Arrivé en tête aux dernières élections européennes, le parti indépendantiste (Ukip) de Nigel Farage qui prône la sortie de l'Europe, pourrait ainsi arriver en troisième position et emporter une quinzaine de sièges, ce qui en ferait un nouvel acteur du Parlement dans un pays où le bipartisme historique et les modes de scrutin ont toujours interdit l'émergence de petites formations.
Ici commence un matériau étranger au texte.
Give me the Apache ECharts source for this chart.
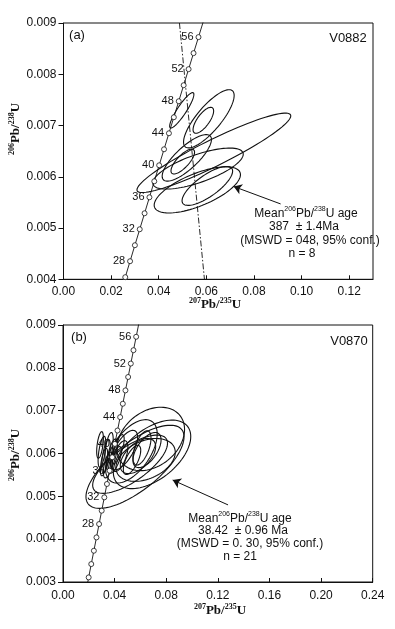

Ukip recrute majoritairement chez les conservateurs déçus, mais le camp conservateur est très divisé sur l'hypothèse d'une alliance avec le parti indépendantiste. 
 
Mais le faiseur de roi pourrait venir d'Ecosse où le Parti national écossais (SNP) a bien l'intention de faire payer aux grands partis leur campagne contre l'indépendance de l'Ecosse lors du référendum sur le sujet. Le SNP, très à gauche et pro-européen, pourrait obtenir jusqu'à 50 sièges sur les 59 députés écossais qui siègent à la Chambre des communes et l'installer comme une force politique incontournable du royaume. Les travaillistes ont déjà exclu toute alliance avec les indépendantistes écossais, compliquant d'autant la possibilité de construire une éventuelle majorité.
 
Une droite divisée contrainte de durcir son discours et une gauche peut-être définitivement fragmentée. Le schéma devient presque classique. Le tout dans un royaume de moins en moins uni qui s'interroge autant sur sa fameuse « unité » que sur ses partenariats européens. C'est l'une des élections les moins prévisibles de son histoire et aux lourdes conséquences que s'apprête à vivre le Royaume-Uni.